Bize İsa b. Hammad, ona Leys, ona Said el-Makburî, ona Beşir b. el-Muharrer, ona Said b. Müseyyeb şöyle rivayet etmiştir: Bir gün Rasulullah (sav) ashabıyla birlikte otururken bir adam Hz. Ebu Bekir'e (ra) sataştı ve onu incitti. Hz. Ebu Bekir adama cevap vermedi. Adam ona ikinci kez sataştı. Hz. Ebu Bekir yine cevap vermedi. Adam üçüncü kez onu rahatsız edince Hz. Ebu Bekir ona gereken cevabı verdi. Hz. Ebu Bekir adama cevap verince Hz. Peygamber (sav) oradan kalktı. Hz. Ebu Bekir Ey Allah'ın Rasulü! Bana kızdınız mı? diye sordu. Rasulullah (sav): "Gökten bir melek inip o adamın sana söylediklerini yalanlıyordu. Ama sen de ona çatmaya başlayınca araya şeytan girdi. Şeytan geldiğinde ben orada oturacak değildim."
Bize Safvan b. Salih, ona Velid ona Osman b. Ebu Âtike şöyle rivayet etmiştir: "(Avf b. Malik, Rasulullah'a) Her tarafım (tüm vücudum çadıra) girsin mi? sözünü sadece çadırın küçüklüğünden dolayı (şaka olsun diye) söylemişti."
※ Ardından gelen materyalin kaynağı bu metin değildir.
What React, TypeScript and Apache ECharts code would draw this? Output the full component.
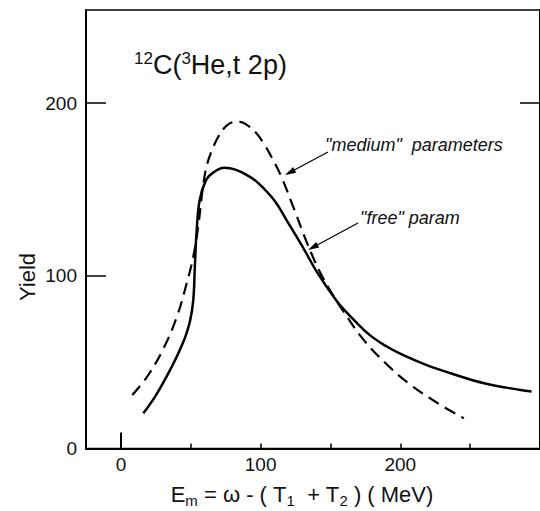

Bize Muhammed b. Abdurrahim, ona el-Muallâ b. Mansur, ona Hüşeym, ona Mansur, ona İbn Sirin, ona İbn Ala, ona Ala b. el-Hadrami rivayet ettiğine göre; Hz. Peygamber'e (sav) bir mektup yazmış ve mektuba kendi adıyla (yani el-Ala'dan Allah'ın Resulüne diyerek) başlamıştı."